Catholicism (and the other powerful well established religions) is quite different.
The idea of there being one set of rules for the clergy and one set of rules for the laity is not new. Nor is the idea that priests are above the law.
We now know that the Irish priests commonly tried to cover it up and keep anyone from going to the police when one of their own sexually abused someone. And that Irish police commonly dismissed allegations the few times that someone told them that a priest had acted inappropriately towards them or their child.
In my children’s early 1960’s catechism, it specifrically states that Catholics should *not *be given preferential treatment by Catholics simply because they are Catholic, because that is unfair, which of course we are enjoined not to be.

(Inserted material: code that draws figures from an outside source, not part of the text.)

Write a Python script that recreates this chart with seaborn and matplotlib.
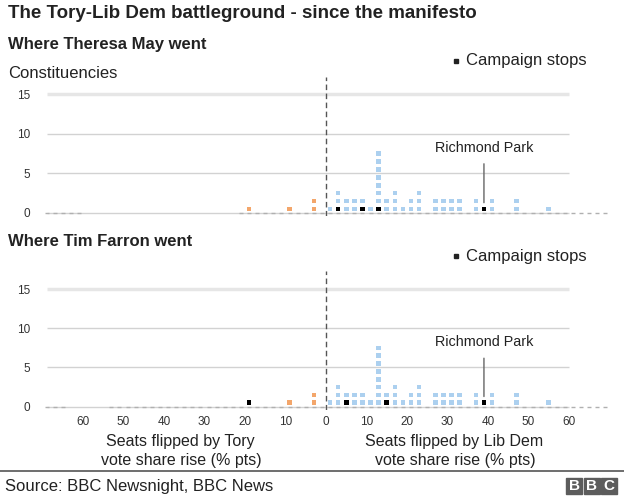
import numpy as np
import pandas as pd
import matplotlib
matplotlib.use("Agg")
import matplotlib.pyplot as plt
from matplotlib.lines import Line2D
from matplotlib.patches import Rectangle
import seaborn as sns

# ---------------- data ----------------
tory_bins = [-19, -9, -3]
tory_counts = [1, 1, 2]
ld_bins = [1, 3, 5, 7, 9, 11, 13, 15, 17, 19, 21, 23, 27, 29, 31, 33, 37, 39, 41, 47, 55]
ld_counts = [1, 3, 2, 2, 2, 1, 8, 2, 3, 1, 2, 3, 2, 2, 2, 2, 2, 1, 2, 2, 1]
may_stops = [3, 9, 13, 39]
farron_stops = [-19, 5, 15, 39]
richmond_park = 39
x_ticks = [-60, -50, -40, -30, -20, -10, 0, 10, 20, 30, 40, 50, 60]
x_tick_labels = ["60", "50", "40", "30", "20", "10", "0", "10", "20", "30", "40", "50", "60"]
y_ticks = [0, 5, 10, 15]
empty_top = [(-69, -61), (-21, 69)]
empty_bottom = [(-69, -65), (-53, 69)]

sns.set_theme(style="white")
plt.rcParams["font.family"] = ["Liberation Sans", "DejaVu Sans"]

COL = {"tory": "#f3a66b", "ld": "#acd0ef", "stop": "#000000"}
TXT = "#222222"


def build(stops):
    rows = []
    for side, bins, counts in (("tory", tory_bins, tory_counts), ("ld", ld_bins, ld_counts)):
        for b, c in zip(bins, counts):
            for k in range(c):
                kind = "stop" if (k == 0 and b in stops) else side
                rows.append({"x": b, "y": k + 0.5, "kind": kind})
    return pd.DataFrame(rows)


W, H = 624, 498
fig = plt.figure(figsize=(W / 100, H / 100), dpi=100)


def fx(px):
    return px / W


def fy(py):
    return 1 - py / H


panels = [
    dict(title="Where Theresa May went", stops=may_stops, empty=empty_top,
         top=77, bottom=216, ylim=(-0.38, 17.15), title_y=45, leg_y=61, show_x=False),
    dict(title="Where Tim Farron went", stops=farron_stops, empty=empty_bottom,
         top=271, bottom=410, ylim=(-0.42, 17.3), title_y=241, leg_y=256, show_x=True),
]

left_px, right_px = 42.5, 609.5
for p in panels:
    ax = fig.add_axes([fx(left_px), fy(p["bottom"]), fx(right_px - left_px),
                       (p["bottom"] - p["top"]) / H])
    ax.set_xlim(-70, 70)
    ax.set_ylim(*p["ylim"])
    for s in ax.spines.values():
        s.set_visible(False)

    # gridlines
    for yv in y_ticks:
        if yv == 15:
            ax.hlines(yv, -69, 60, color="#e6e6e6", lw=2.5, zorder=0)
        else:
            ax.hlines(yv, -69, 60, color="#d2d2d2", lw=1, zorder=0)

    # empty bin dashes
    for lo, hi in p["empty"]:
        bins = np.arange(lo, hi + 1, 2)
        ax.hlines(np.zeros(len(bins)), bins - 0.5, bins + 0.5, color="#b0b0b0", lw=1, zorder=1)

    ax.axvline(0, ymin=0, ymax=1, color="#555555", lw=1, ls=(0, (4, 2.5)), zorder=2)

    df = build(p["stops"])
    sns.scatterplot(data=df, x="x", y="y", hue="kind", palette=COL, marker="s",
                    s=11, linewidth=0, legend=False, ax=ax, zorder=3)

    ax.set_xlabel("")
    ax.set_ylabel("")
    ax.set_yticks(y_ticks)
    ax.set_yticklabels([str(v) for v in y_ticks])
    ax.tick_params(axis="y", length=0, pad=9, labelsize=8.5, labelcolor="#333333")
    if p["show_x"]:
        ax.set_xticks(x_ticks)
        ax.set_xticklabels(x_tick_labels)
        ax.tick_params(axis="x", length=0, pad=4, labelsize=8.5, labelcolor="#333333")
    else:
        ax.set_xticks([])

    ax.annotate("Richmond Park", xy=(richmond_park, 1.3), xytext=(richmond_park, 8.2),
                ha="center", va="center", fontsize=10.4, color=TXT,
                arrowprops=dict(arrowstyle="-", color="#666666", lw=1, shrinkA=4, shrinkB=0))

    fig.text(fx(8), fy(p["title_y"]), p["title"], fontsize=12, fontweight="bold",
             color=TXT, ha="left", va="center")
    fig.add_artist(Line2D([fx(456)], [fy(p["leg_y"])], marker="s", color="#222222",
                          markersize=3.2, linestyle="none", transform=fig.transFigure))
    fig.text(fx(466), fy(p["leg_y"]), "Campaign stops", fontsize=12, color=TXT,
             ha="left", va="center")

fig.text(fx(8), fy(13), "The Tory-Lib Dem battleground - since the manifesto",
         fontsize=13.5, fontweight="bold", color=TXT, ha="left", va="center")
fig.text(fx(8), fy(73), "Constituencies", fontsize=12, color=TXT, ha="left", va="center")

fig.text(fx(180), fy(441), "Seats flipped by Tory", fontsize=11.5, color=TXT, ha="center", va="center")
fig.text(fx(181), fy(460), "vote share rise (% pts)", fontsize=11.5, color=TXT, ha="center", va="center")
fig.text(fx(454), fy(441), "Seats flipped by Lib Dem", fontsize=11.5, color=TXT, ha="center", va="center")
fig.text(fx(455), fy(460), "vote share rise (% pts)", fontsize=11.5, color=TXT, ha="center", va="center")

# footer
fig.add_artist(Line2D([0, 1], [fy(471), fy(471)], color="#555555", lw=1.2, transform=fig.transFigure))
fig.text(fx(5), fy(486), "Source: BBC Newsnight, BBC News", fontsize=12, color=TXT,
         ha="left", va="center")
for i, letter in enumerate("BBC"):
    x0 = 566 + i * 17.5
    fig.add_artist(Rectangle((fx(x0), fy(494)), fx(16), 16 / H, color="#5c5c5c",
                             transform=fig.transFigure))
    fig.text(fx(x0 + 8), fy(486), letter, fontsize=11, fontweight="bold", color="white",
             ha="center", va="center")

fig.savefig("out.png", dpi=100)
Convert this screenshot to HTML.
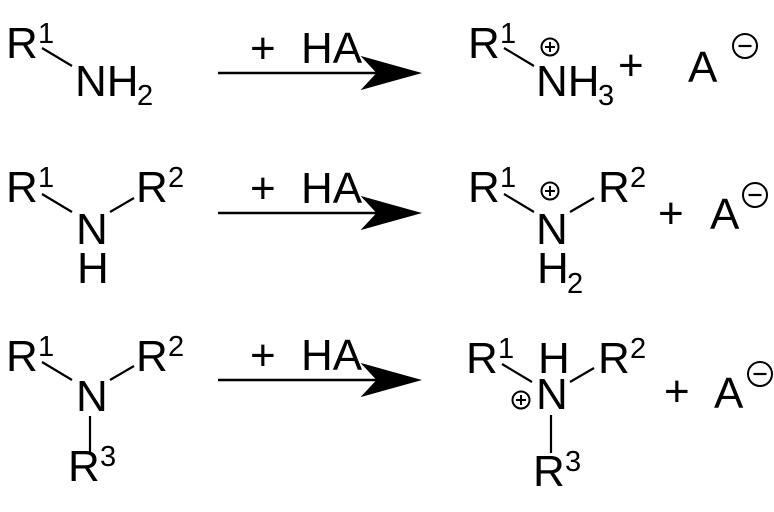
<!DOCTYPE html>
<html><head><style>body{margin:0;background:#fff}svg{display:block}text{font-family:"Liberation Sans",Arial,sans-serif;fill:#000}</style></head>
<body>
<svg width="774" height="512" viewBox="0 0 774 512" xmlns="http://www.w3.org/2000/svg">
<defs>
<g id="arrow"><line x1="218" y1="0" x2="380" y2="0" stroke="#000" stroke-width="2.5"/><path d="M418 0 L364 -15 L378 0 L364 15 Z" fill="#000"/></g>
<g id="plus"><circle cx="0" cy="0" r="8.5" fill="none" stroke="#000" stroke-width="2"/><line x1="-5" y1="0" x2="5" y2="0" stroke="#000" stroke-width="2"/><line x1="0" y1="-5" x2="0" y2="5" stroke="#000" stroke-width="2"/></g>
<g id="minus"><circle cx="0" cy="0" r="12" fill="none" stroke="#000" stroke-width="2"/><line x1="-6.5" y1="0" x2="6.5" y2="0" stroke="#000" stroke-width="2.2"/></g>
</defs>
<g font-size="44" stroke="#000" stroke-width="2.2">
<!-- Row 1 left -->
<text x="6" y="58" stroke="none">R</text><text x="38" y="43" font-size="29" stroke="none">1</text>
<line x1="42" y1="48" x2="72" y2="66"/>
<text x="75" y="96" stroke="none">NH</text><text x="137" y="105" font-size="29" stroke="none">2</text>
<use href="#arrow" y="73"/>
<text x="250" y="63" stroke="none">+</text><text x="301" y="63" stroke="none">HA</text>
<!-- Row 1 right -->
<text x="468" y="58" stroke="none">R</text><text x="500" y="43" font-size="29" stroke="none">1</text>
<line x1="504" y1="48" x2="534" y2="66"/>
<use href="#plus" x="550" y="47"/>
<text x="536" y="96" stroke="none">NH</text><text x="598" y="105" font-size="29" stroke="none">3</text>
<text x="618" y="80" stroke="none">+</text>
<text x="688" y="82" stroke="none">A</text><use href="#minus" x="745" y="46"/>
<!-- Row 2 left -->
<text x="6" y="202" stroke="none">R</text><text x="38" y="187" font-size="29" stroke="none">1</text>
<line x1="42" y1="194" x2="72" y2="212"/>
<text x="76" y="244" stroke="none">N</text>
<line x1="110" y1="212" x2="134" y2="198"/>
<text x="136" y="202" stroke="none">R</text><text x="168" y="187" font-size="29" stroke="none">2</text>
<text x="77" y="283" stroke="none">H</text>
<use href="#arrow" y="213"/>
<text x="250" y="203" stroke="none">+</text><text x="301" y="203" stroke="none">HA</text>
<!-- Row 2 right -->
<text x="468" y="202" stroke="none">R</text><text x="500" y="187" font-size="29" stroke="none">1</text>
<line x1="504" y1="194" x2="534" y2="212"/>
<use href="#plus" x="550" y="191"/>
<text x="536" y="244" stroke="none">N</text>
<line x1="570" y1="212" x2="594" y2="198"/>
<text x="598" y="202" stroke="none">R</text><text x="630" y="187" font-size="29" stroke="none">2</text>
<text x="537" y="283" stroke="none">H</text><text x="567" y="293" font-size="29" stroke="none">2</text>
<text x="658" y="228" stroke="none">+</text>
<text x="710" y="229" stroke="none">A</text><use href="#minus" x="755" y="195"/>
<!-- Row 3 left -->
<text x="6" y="371" stroke="none">R</text><text x="38" y="356" font-size="29" stroke="none">1</text>
<line x1="42" y1="362" x2="72" y2="380"/>
<text x="76" y="411" stroke="none">N</text>
<line x1="110" y1="380" x2="134" y2="366"/>
<text x="136" y="371" stroke="none">R</text><text x="168" y="356" font-size="29" stroke="none">2</text>
<line x1="90" y1="416" x2="90" y2="454"/>
<text x="68" y="481" stroke="none">R</text><text x="100" y="466" font-size="29" stroke="none">3</text>
<use href="#arrow" y="380"/>
<text x="250" y="370" stroke="none">+</text><text x="301" y="370" stroke="none">HA</text>
<!-- Row 3 right -->
<text x="466" y="373" stroke="none">R</text><text x="498" y="358" font-size="29" stroke="none">1</text>
<line x1="502" y1="364" x2="532" y2="382"/>
<text x="538" y="373" stroke="none">H</text>
<use href="#plus" x="521" y="400"/>
<text x="536" y="409" stroke="none">N</text>
<line x1="570" y1="382" x2="594" y2="368"/>
<text x="598" y="373" stroke="none">R</text><text x="630" y="358" font-size="29" stroke="none">2</text>
<line x1="551" y1="415" x2="551" y2="453"/>
<text x="533" y="486" stroke="none">R</text><text x="565" y="471" font-size="29" stroke="none">3</text>
<text x="664" y="406" stroke="none">+</text>
<text x="714" y="408" stroke="none">A</text><use href="#minus" x="760" y="374"/>
</g>
</svg>
</body></html>
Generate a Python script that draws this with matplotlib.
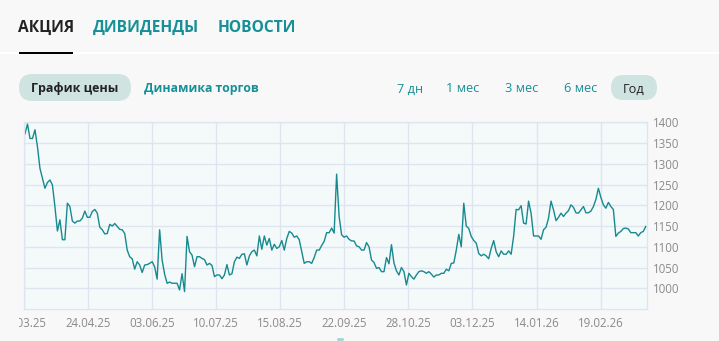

Even in the case of a priest suspected of a crime, the Catholic must still arrest him. The fact that he is a priest is separate from the fact that he is also a human being, and that if guilty he has sullied the priesthood. In that case, it would not be the police officer acting disrespectfully to the priest, but the guilty priest himself.
This I disagree with almost entirely. First, I am both religious and a scientist of sorts (getting PhD in mathematics, and I have BS in physics), and have not found that my religion is the opposite of science at all.
I do tend to think of atheism as a quasi-religion as it leads to a certain world view based on certain assumptions. But anyway:
Same for two Christians. My father worked with the city government where I grew up and hence I’ve met a reasonable number of cops. All of those who’s religion I knew were some flavor of Christian, none would have hesitated to arrest a fellow Christian (a large portion of the city).
Misbehavior by those who misbehaved is not part of our religion, it is part of the tendency of humans to do bad stuff occasionally, and try to get away with it. It is opposed to our religion. These people were sinning. They were wrong. If we take our religion as true, their actions were opposed to the truth and hence illogical.
The fact that many people of our faith behaved badly no more implies that these behaviors are built into our beliefs than the fact that many of the the murdering dictators were/are atheists implies that a tendency to murder people is a logical consequence of atheism.
Just to be sure we are on the same page, when you speak of " other high ranking members of the hierarchy" you don’t technically equate that to a Cardinal. A Cardinal is simply a title - Cardinals can be Bishops or Priests (or even laymen if I am not mistaken but I may be).
What I assume you mean here above Bishops would be heads of the various pontifical councils, etc. at the Vatican, the Vatican Secretary of State, The Papal Nuncio, etc? Although they are also to be held to the secular law by other Catholics, remember that some of them are diplomats of Vatican City, and as such may have diplomatic immunity under international treaty.
As to the Pope. First, the Pope is not immune to the laws of the secular world because he is the Pope. He is however also the head of a sovereign state and as such also has a degree of diplomatic immunity.